Austin Daly, the site leader at the UNR campus, says he thinks there used to be two houses in the precinct along the edge of San Rafael Park. But he says they might be vacant now or at least aren't occupied by residents who wanted to cast a ballot in the Democratic caucus.

Daly says the precinct's lone delegate to the county convention will be recorded as "uncommitted." Once they get to the county convention, a delegate will be elected to that uncommitted slot.

Nevada Attorney General Aaron Ford is a Democrat who's not endorsing a candidate.

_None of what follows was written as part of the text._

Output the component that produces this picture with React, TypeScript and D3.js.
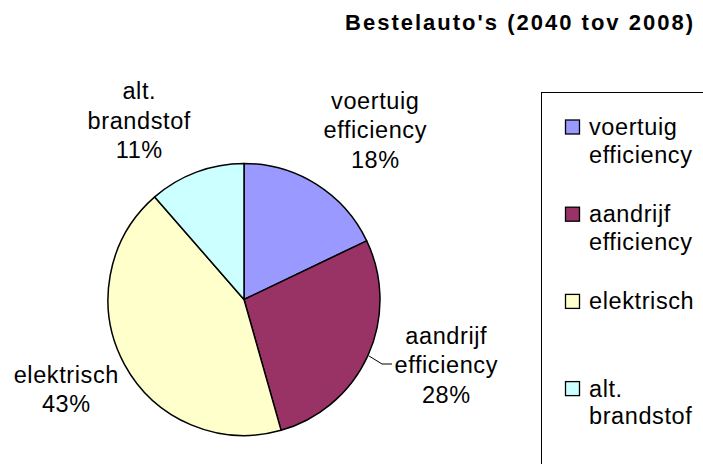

He says the state “represents an opportunity for these candidates to demonstrate their appeal to a larger swath of our country.” All eyes are on the process after the lead-off Iowa caucuses yielded a muddy result marked by error.

And, when two candidates end up in a tie? According to one precinct leader, it comes down to the luck of the draw.

Several hundred voters and about a dozen observers were crowded into a site on the UNR campus when things got underway. The temporary precinct captain, Becky Cohen, explained the process and said everything will be transparent, with results at each stage written on poster boards stuck to the walls.

She closed by holding up a deck of cards and saying, “If there's a tie, God forbid, this is what we do. It's Nevada.”